Cybercrimes are becoming more commonplace and sophisticated every day, and they can cause serious damage to private citizens and businesses. National efforts are being executed to fight cybercrime, but some states are working on their own plans.
The Cybercrime Support Network (CSN) is a nonprofit corporation that is currently working on implementing a pilot program to train 911 and 211 front-line specialists to assign urgency to cybercrime calls. The public will also be trained on how to call 211 in the event of a cybercrime. CSN will work with federal, state and local law enforcement and the 211 system to add services to the existing 211 hotline infrastructure. AT&T has signed on as the project’s first private-sector sponsor.
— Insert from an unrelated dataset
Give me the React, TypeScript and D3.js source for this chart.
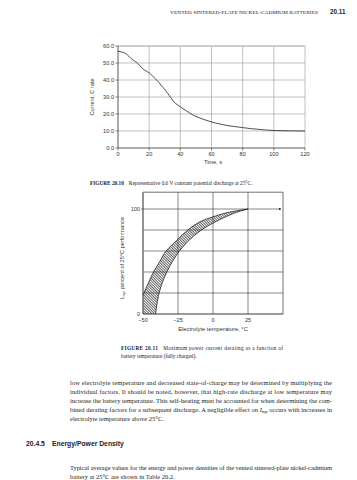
import React from "react";
import * as d3 from "d3";

// ---------- Figure 20.10 data ----------
const timeS = [0, 2, 4, 6, 8, 10, 12, 14, 16, 18, 20, 22, 24, 26, 28, 30, 32, 34, 36, 38, 40, 44, 48, 52, 56, 60, 65, 70, 75, 80, 85, 90, 95, 100, 110, 120];
const currentC = [57, 56.5, 56, 54.8, 53, 51.5, 50.3, 48.5, 46.5, 45.3, 44.2, 42.5, 40.7, 38.8, 36.5, 34.5, 32, 29.5, 27, 25.5, 24.2, 21.8, 19.5, 17.8, 16.5, 15.3, 14.2, 13.2, 12.6, 12.0, 11.4, 11.0, 10.6, 10.3, 10.1, 10.0];
const xTicks1 = [0, 20, 40, 60, 80, 100, 120];
const yTicks1 = [0, 10, 20, 30, 40, 50, 60];

// ---------- Figure 20.11 data ----------
const tempUpper = [-50, -46, -42.5, -38, -33.5, -26, -18, -9, 0, 10, 25];
const impUpper = [18, 30, 40, 50, 60, 70, 80, 88, 92.5, 96.5, 100];
const tempLower = [-41, -38.5, -33, -24, -14, -6, 5, 15, 25];
const impLower = [0, 20, 40, 60, 74, 82, 90, 96, 100];
const xTickLabels2 = ["\u221250", "\u221225", "0", "25"];
const xTicks2 = [-50, -25, 0, 25];
const yGrid2 = [20, 40, 60, 80];

const bodyLines = [
  "low electrolyte temperature and decreased state-of-charge may be determined by multiplying the",
  "individual factors. It should be noted, however, that high-rate discharge at low temperature may",
  "increase the battery temperature. This self-heating must be accounted for when determining the com-",
  "bined derating factors for a subsequent discharge. A negligible effect on ",
];

const SANS = "'Liberation Sans', Arial, sans-serif";
const SERIF = "'Liberation Serif', 'Times New Roman', serif";

export default function App() {
  // chart 1
  const x1 = d3.scaleLinear().domain([0, 120]).range([118, 305]);
  const y1 = d3.scaleLinear().domain([0, 60]).range([148, 46]);
  const line1 = d3
    .line<number>()
    .x((_, i) => x1(timeS[i]))
    .y((d) => y1(d))
    .curve(d3.curveMonotoneX);

  // chart 2
  const x2 = d3.scaleLinear().domain([-50, 50]).range([143, 283]);
  const y2 = d3.scaleLinear().domain([0, 100]).range([314, 209]);
  const upperPts: [number, number][] = tempUpper.map((t, i) => [x2(t), y2(impUpper[i])]);
  const lowerPts: [number, number][] = tempLower.map((t, i) => [x2(t), y2(impLower[i])]);
  const cr = d3.line().curve(d3.curveCatmullRom.alpha(0.5));
  const upperPath = cr(upperPts) || "";
  const lowerPath = cr(lowerPts) || "";
  const lowerRev = (cr([...lowerPts].reverse()) || "").replace(/^M/, "L");
  const bandPath = upperPath + lowerRev + `L${x2(-50)},${y2(0)}Z`;
  const top2 = y2(116);

  const fs1 = 5.6;

  return (
    <svg width={357} height={480} style={{ position: "absolute", left: 0, top: 0, background: "#fff" }}>
      <defs>
        <pattern id="hatch" patternUnits="userSpaceOnUse" width={1.9} height={1.9} patternTransform="rotate(45)">
          <line x1={0} y1={0.5} x2={1.9} y2={0.5} stroke="#222" strokeWidth={0.7} />
        </pattern>
        <marker id="arr" viewBox="0 0 6 6" refX={5} refY={3} markerWidth={4} markerHeight={4} orient="auto">
          <path d="M0,0L6,3L0,6Z" fill="#222" />
        </marker>
      </defs>

      {/* Header */}
      <text x={170} y={14} fontFamily={SERIF} fontSize={5} textLength={148} lengthAdjust="spacingAndGlyphs" fill="#222">
        VENTED SINTERED-PLATE NICKEL-CADMIUM BATTERIES
      </text>
      <text x={330} y={14} fontFamily={SANS} fontSize={6.3} fontWeight="bold" fill="#222">
        20.11
      </text>

      {/* ===== Chart 1 ===== */}
      <g>
        {yTicks1.slice(1, -1).map((v) => (
          <line key={"h" + v} x1={x1(0)} x2={x1(120)} y1={y1(v)} y2={y1(v)} stroke="#999" strokeWidth={0.6} />
        ))}
        {xTicks1.slice(1).map((v) => (
          <line key={"v" + v} x1={x1(v)} x2={x1(v)} y1={y1(0)} y2={y1(60)} stroke="#999" strokeWidth={0.6} />
        ))}
        <line x1={x1(0)} x2={x1(120)} y1={y1(60)} y2={y1(60)} stroke="#bbb" strokeWidth={1.6} />
        <line x1={x1(0)} x2={x1(0)} y1={y1(0)} y2={y1(60)} stroke="#333" strokeWidth={0.8} />
        <line x1={x1(0)} x2={x1(120)} y1={y1(0)} y2={y1(0)} stroke="#333" strokeWidth={0.8} />
        {yTicks1.map((v) => (
          <g key={"yt" + v}>
            <line x1={x1(0) - 2.5} x2={x1(0)} y1={y1(v)} y2={y1(v)} stroke="#333" strokeWidth={0.6} />
            <text x={x1(0) - 4} y={y1(v) + 2} textAnchor="end" fontFamily={SANS} fontSize={fs1} fill="#333">
              {v.toFixed(1)}
            </text>
          </g>
        ))}
        {xTicks1.map((v) => (
          <g key={"xt" + v}>
            <line x1={x1(v)} x2={x1(v)} y1={y1(0)} y2={y1(0) + 2.5} stroke="#333" strokeWidth={0.6} />
            <text x={x1(v)} y={y1(0) + 8} textAnchor="middle" fontFamily={SANS} fontSize={fs1} fill="#333">
              {v}
            </text>
          </g>
        ))}
        <path d={line1(currentC) || ""} fill="none" stroke="#222" strokeWidth={0.8} />
        <text x={213} y={164} textAnchor="middle" fontFamily={SANS} fontSize={fs1} fill="#333">
          Time, s
        </text>
        <text transform={`translate(94,97) rotate(-90)`} textAnchor="middle" fontFamily={SANS} fontSize={fs1} fill="#333">
          Current, C rate
        </text>
      </g>

      {/* Caption 1 */}
      <text x={90} y={185} fontFamily={SERIF} fontSize={5.3} fill="#222">
        <tspan fontWeight="bold">FIGURE 20.10</tspan>
        <tspan dx={5}>Representative 0.6 V constant potential discharge at 25°C.</tspan>
      </text>

      {/* ===== Chart 2 ===== */}
      <g>
        <path d={bandPath} fill="url(#hatch)" stroke="none" />
        {yGrid2.map((v) => (
          <line key={"g" + v} x1={x2(-50)} x2={x2(50)} y1={y2(v)} y2={y2(v)} stroke="#333" strokeWidth={0.6} />
        ))}
        <line x1={x2(-50)} x2={x2(50) - 2} y1={y2(100)} y2={y2(100)} stroke="#333" strokeWidth={0.6} markerEnd="url(#arr)" />
        {[-25, 0, 25].map((v) => (
          <line key={"vg" + v} x1={x2(v)} x2={x2(v)} y1={y2(0)} y2={top2} stroke="#333" strokeWidth={0.6} />
        ))}
        <line x1={x2(50)} x2={x2(50)} y1={y2(0)} y2={top2} stroke="#333" strokeWidth={0.7} />
        <line x1={x2(-50)} x2={x2(50)} y1={top2} y2={top2} stroke="#333" strokeWidth={0.7} />
        <line x1={x2(-50)} x2={x2(-50)} y1={y2(0)} y2={top2} stroke="#666" strokeWidth={1.4} />
        <line x1={x2(-50)} x2={x2(50)} y1={y2(0)} y2={y2(0)} stroke="#222" strokeWidth={0.9} />
        <path d={upperPath} fill="none" stroke="#222" strokeWidth={0.8} />
        <path d={lowerPath} fill="none" stroke="#222" strokeWidth={0.8} />
        <line x1={x2(-50) - 2} x2={x2(-50)} y1={y2(100)} y2={y2(100)} stroke="#333" strokeWidth={0.6} />
        <text x={x2(-50) - 3} y={y2(100) + 2} textAnchor="end" fontFamily={SANS} fontSize={5.4} fill="#333">
          100
        </text>
        <text x={x2(-50) - 3} y={y2(0) + 2} textAnchor="end" fontFamily={SANS} fontSize={5.4} fill="#333">
          0
        </text>
        {xTicks2.map((v, i) => (
          <text key={"x2" + v} x={x2(v)} y={y2(0) + 7.5} textAnchor="middle" fontFamily={SANS} fontSize={5.6} fill="#333">
            {xTickLabels2[i]}
          </text>
        ))}
        <text x={213} y={331} textAnchor="middle" fontFamily={SANS} fontSize={5.8} fill="#333">
          Electrolyte temperature, °C
        </text>
        <text transform={`translate(124,258) rotate(-90)`} textAnchor="middle" fontFamily={SANS} fontSize={5.6} fill="#333">
          I<tspan fontSize={4} dy={1.2}>mp</tspan>
          <tspan dy={-1.2}>, percent of 25°C performance</tspan>
        </text>
      </g>

      {/* Caption 2 */}
      <text x={121} y={350} fontFamily={SERIF} fontSize={5.3} fill="#222" textLength={162} lengthAdjust="spacing">
        <tspan fontWeight="bold">FIGURE 20.11</tspan>
        <tspan dx={5}>Maximum power current derating as a function of</tspan>
      </text>
      <text x={121} y={357.5} fontFamily={SERIF} fontSize={5.3} fill="#222">
        battery temperature (fully charged).
      </text>

      {/* Body text */}
      {bodyLines.slice(0, 3).map((l, i) => (
        <text key={"b" + i} x={70} y={385 + i * 9} fontFamily={SERIF} fontSize={6.5} fill="#222" textLength={262} lengthAdjust="spacing">
          {l}
        </text>
      ))}
      <text x={70} y={385 + 27} fontFamily={SERIF} fontSize={6.5} fill="#222" textLength={262} lengthAdjust="spacing">
        {bodyLines[3]}
        <tspan fontStyle="italic">I</tspan>
        <tspan fontSize={4.5} dy={1.2}>mp</tspan>
        <tspan dy={-1.2}> occurs with increases in</tspan>
      </text>
      <text x={70} y={385 + 36} fontFamily={SERIF} fontSize={6.5} fill="#222">
        electrolyte temperature above 25°C.
      </text>

      {/* Heading */}
      <text x={26} y={446} fontFamily={SANS} fontSize={6.8} fontWeight="bold" fill="#222">
        20.4.5
        <tspan x={52}>Energy/Power Density</tspan>
      </text>

      {/* Last paragraph */}
      <text x={70} y={470} fontFamily={SERIF} fontSize={6.5} fill="#222" textLength={262} lengthAdjust="spacing">
        Typical average values for the energy and power densities of the vented sintered-plate nickel-cadmium
      </text>
      <text x={70} y={479} fontFamily={SERIF} fontSize={6.5} fill="#222">
        battery at 25°C are shown in Table 20.2.
      </text>
    </svg>
  );
}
The goal of the program is to:
- Build awareness
- Give voice and service cybercrime victims
- Connect victims to local, state and federal law enforcement, when required
- Identify community resources for recovery and crime victim compensation
- Improve education and restitution opens for victims
The Federal Bureau of Investigation Internet Crime Complaint Center (IC3) has identified 38 cybercrime categories, and complaints to IC3 totaled $1.3 billion in losses by also 300,000 companies in 2016. This number represents an estimated 15 percent of the total cybercrime victims each year.
As these crimes become more serious, having a system for victims to report cybercrimes and potentially receive restitution will hopefully enable the public to feel more confident in their cyber activity. It could also help law enforcement stay on top of cyber criminals and identify how to better prevent future crimes.